World
US humanitarian aid pier off Gaza to become inoperable for 3rd time in a month
Republicans are questioning the $230 million project involving 1,000 troops.
The U.S. military is planning to suspend operations to its temporary pier off Gaza on Friday, temporarily moving the structure to an Israeli port to ride out high seas and rough waves expected to hit the region in coming days, according to an official.
It’s the third time in a month that the structure has been deemed inoperable due to weather and the latest setback for the ambitious $230 million humanitarian project involving 1,000 US troops.
“We are doing everything we can to make it work,” the official said.
The difficulties come as time is running out for the U.S. to make use of the pier, which was initially slated as a 90-day project that would likely lose its ability to transit aid at the end of August when heightened sea levels and more frequent storms would force military officials to take it down.

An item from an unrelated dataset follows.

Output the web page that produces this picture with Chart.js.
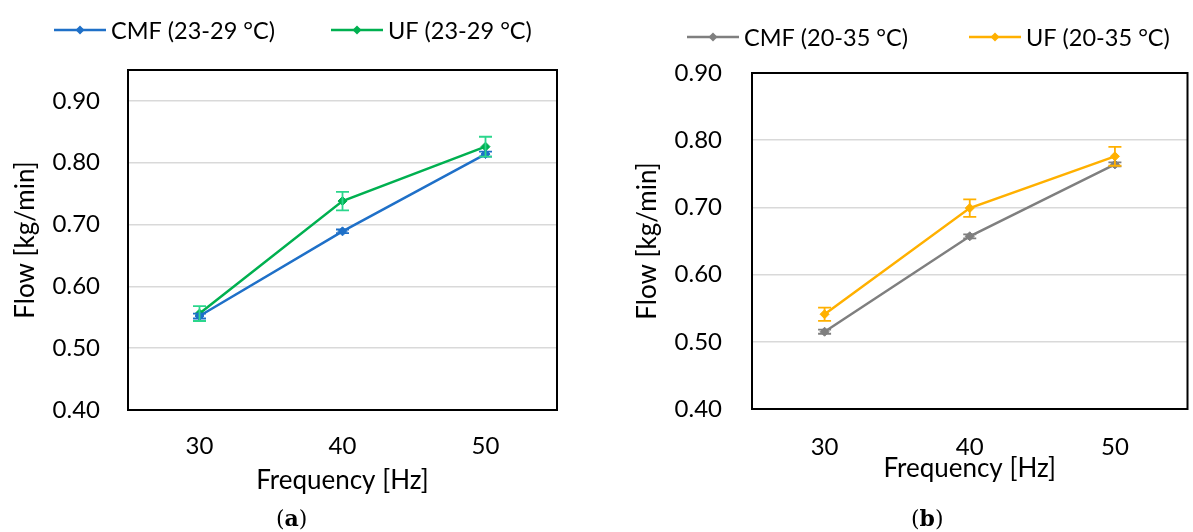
<!DOCTYPE html>
<html>
<head>
<meta charset="utf-8">
<script src="https://cdn.jsdelivr.net/npm/chart.js@4.4.1/dist/chart.umd.min.js"></script>
<style>
  html, body { margin: 0; padding: 0; background: #fff; }
  body { width: 1193px; height: 532px; position: relative; overflow: hidden; }
  .panel { position: absolute; top: 0; height: 532px; }
  #panelA { left: 0; width: 596px; }
  #panelB { left: 596px; width: 597px; }
  .caption { position: absolute; top: 505px; font-family: 'DejaVu Serif', 'Liberation Serif', serif; font-size: 22px; color: #000; }
  .caption b { font-weight: bold; }
</style>
</head>
<body>
<div class="panel" id="panelA"><canvas id="chartA"></canvas></div>
<div class="panel" id="panelB"><canvas id="chartB"></canvas></div>
<div class="caption" style="left:276px">(<b>a</b>)</div>
<div class="caption" style="left:911px">(<b>b</b>)</div>
<script>
// --- DATA ---
const freqLabels = ['30', '40', '50'];

// (a) 23-29 °C
const cmfA = [0.552, 0.689, 0.814];
const cmfAErr = [0.004, 0.003, 0.004];
const ufA = [0.556, 0.738, 0.826];
const ufAErr = [0.012, 0.015, 0.016];
const yTicksA = [0.40, 0.50, 0.60, 0.70, 0.80, 0.90];

// (b) 20-35 °C
const cmfB = [0.515, 0.657, 0.764];
const cmfBErr = [0.003, 0.003, 0.003];
const ufB = [0.541, 0.699, 0.776];
const ufBErr = [0.010, 0.013, 0.014];
const yTicksB = [0.40, 0.50, 0.60, 0.70, 0.80, 0.90];

// --- CONSTANTS ---
const COLORS = {
    blue: '#1F70C8',
    green: '#00B050',
    greenErr: '#2BD68C',
    gray: '#7F7F7F',
    orange: '#FFB000',
    grid: '#D9D9D9',
};
const FONT = 'Lato, "Open Sans", sans-serif';

// --- PLUGINS ---
// error bars drawn from each dataset's errors array
const errorBarPlugin = {
    id: 'errorBars',
    afterDatasetsDraw(chart) {
        const ctx = chart.ctx;
        const yScale = chart.scales.y;
        chart.data.datasets.forEach((ds, di) => {
            if (!ds.errors) return;
            const meta = chart.getDatasetMeta(di);
            ctx.save();
            ctx.strokeStyle = ds.errorColor || ds.borderColor;
            ctx.lineWidth = 1.8;
            meta.data.forEach((pt, i) => {
                const top = yScale.getPixelForValue(ds.data[i] + ds.errors[i]);
                const bot = yScale.getPixelForValue(ds.data[i] - ds.errors[i]);
                const cap = 6.5;
                ctx.beginPath();
                ctx.moveTo(pt.x, top); ctx.lineTo(pt.x, bot);
                ctx.moveTo(pt.x - cap, top); ctx.lineTo(pt.x + cap, top);
                ctx.moveTo(pt.x - cap, bot); ctx.lineTo(pt.x + cap, bot);
                ctx.stroke();
            });
            ctx.restore();
        });
    }
};

// black frame round the plot area
const frameBox = {
    id: 'frameBox',
    afterDraw(chart) {
        const { ctx, chartArea: a } = chart;
        ctx.save();
        ctx.strokeStyle = '#000';
        ctx.lineWidth = 2;
        ctx.strokeRect(a.left, a.top, a.right - a.left, a.bottom - a.top);
        ctx.restore();
    }
};

// Excel-like legend: line with a diamond marker, then the label
const lineLegend = {
    id: 'lineLegend',
    afterDraw(chart, args, opts) {
        const ctx = chart.ctx;
        ctx.save();
        ctx.font = `23.5px ${FONT}`;
        ctx.textBaseline = 'middle';
        ctx.fillStyle = '#000';
        chart.data.datasets.forEach((ds, i) => {
            const x0 = opts.items[i], x1 = x0 + 52, y = opts.y;
            ctx.strokeStyle = ds.borderColor;
            ctx.lineWidth = 2.5;
            ctx.beginPath(); ctx.moveTo(x0, y); ctx.lineTo(x1, y); ctx.stroke();
            const cx = (x0 + x1) / 2, r = 4.5;
            ctx.fillStyle = ds.borderColor;
            ctx.beginPath();
            ctx.moveTo(cx, y - r); ctx.lineTo(cx + r, y); ctx.lineTo(cx, y + r); ctx.lineTo(cx - r, y);
            ctx.closePath(); ctx.fill();
            ctx.fillStyle = '#000';
            ctx.fillText(ds.label, x1 + 5, y + 1);
        });
        ctx.restore();
    }
};

function lineSet(label, data, errors, color, errColor) {
    return {
        label: label,
        data: data,
        errors: errors,
        errorColor: errColor || color,
        borderColor: color,
        backgroundColor: color,
        borderWidth: 2.5,
        pointStyle: 'rectRot',
        pointRadius: 4.5,
        pointBorderWidth: 1,
        tension: 0
    };
}

function makeChart(id, datasets, yTicks, yMax, cfg) {
    const ctx = document.getElementById(id).getContext('2d');
    return new Chart(ctx, {
        type: 'line',
        data: { labels: freqLabels, datasets: datasets },
        plugins: [errorBarPlugin, frameBox, lineLegend],
        options: {
            responsive: true,
            maintainAspectRatio: false,
            animation: false,
            layout: { padding: cfg.padding },
            plugins: {
                legend: { display: false },
                tooltip: { enabled: false },
                lineLegend: { items: cfg.legendX, y: cfg.legendY }
            },
            scales: {
                x: {
                    type: 'category',
                    offset: true,
                    afterFit: (s) => { s.height = cfg.xHeight; },
                    grid: { display: false, drawTicks: false },
                    border: { display: true, color: '#000', width: 2 },
                    ticks: { font: { family: FONT, size: 24 }, color: '#000', padding: cfg.xTickPad },
                    title: {
                        display: true, text: 'Frequency [Hz]', color: '#000',
                        font: { family: FONT, size: 26 }, padding: { top: 0, bottom: cfg.xTitlePad }
                    }
                },
                y: {
                    min: 0.40,
                    max: yMax,
                    afterBuildTicks: (s) => { s.ticks = yTicks.map(v => ({ value: v })); },
                    afterFit: (s) => { s.width = cfg.yWidth; },
                    grid: { color: COLORS.grid, lineWidth: 1.5, drawTicks: false },
                    border: { display: true, color: '#000', width: 2 },
                    ticks: {
                        font: { family: FONT, size: 24 }, color: '#000', padding: cfg.yTickPad,
                        callback: (v) => Number(v).toFixed(2)
                    },
                    title: {
                        display: true, text: 'Flow [kg/min]', color: '#000',
                        font: { family: FONT, size: 26 }, padding: { top: cfg.yTitlePad, bottom: 0 }
                    }
                }
            }
        }
    });
}

makeChart('chartA', [
    lineSet('CMF (23-29 °C)', cmfA, cmfAErr, COLORS.blue),
    lineSet('UF (23-29 °C)', ufA, ufAErr, COLORS.green, COLORS.greenErr)
], yTicksA, 0.95, {
    padding: { left: 0, right: 39, top: 70, bottom: 36 },
    yWidth: 128, yTickPad: 28, yTitlePad: 10,
    xHeight: 86, xTickPad: 22, xTitlePad: 0,
    legendX: [54, 331], legendY: 30
});

makeChart('chartB', [
    lineSet('CMF (20-35 °C)', cmfB, cmfBErr, COLORS.gray),
    lineSet('UF (20-35 °C)', ufB, ufBErr, COLORS.orange)
], yTicksB, 0.90, {
    padding: { left: 0, right: 2, top: 73, bottom: 40 },
    yWidth: 156, yTickPad: 30, yTitlePad: 36,
    xHeight: 83, xTickPad: 24, xTitlePad: 8,
    legendX: [91, 373], legendY: 37
});
</script>
</body>
</html>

Announced by President Joe Biden in his State of the Union in March, the project was supposed to bring some 2 million meals a day into hunger-stricken Gaza while Israeli officials held up aid trucks at ground crossings, citing security concerns that some of the aid could reach Hamas.
More than 2,500 metric tons of humanitarian aid have been delivered via the pier so far. But U.S. officials acknowledged that much of that aid hasn’t made it to its distribution points.
The U.N. said it suspended deliveries last week entirely due to nearby Israeli military operations that posed security concerns. The U.N. has not said when distribution might resume.
CNN first reported the U.S. military’s plans to move the pier to Ashdod on Friday. It will be the second time the pier has had to be relocated due to weather; the first time, the pier broke apart and had to be repaired. This time, the pier is being moved as a precautionary measure to prevent the temporary floating pier from breaking apart in bad weather.
The sputtering start has riled Republican critics who have called the pier an impractical political endeavor, rather than a serious foreign aid program.
“So far, the only accomplishment has been an increase in cost and risk for the 1,000 U.S. deployed troops,” tweeted Sen. Roger Wicker of Mississippi, the top Republican on the Senate Armed Services Committee.
GOP Rep. Mike Rogers of Alabama, who chairs the House Armed Services Committee, this week called the project an “irresponsible pier experiment” that needs to be “immediately terminated before catastrophe occurs.”
Citing the three service members who were injured while working on the pier, along with damaged Army vessels that ran aground, Rogers called it a waste of money and “an embarrassment for the administration.”
“This operation has failed and was never based in reality,” he said in a statement.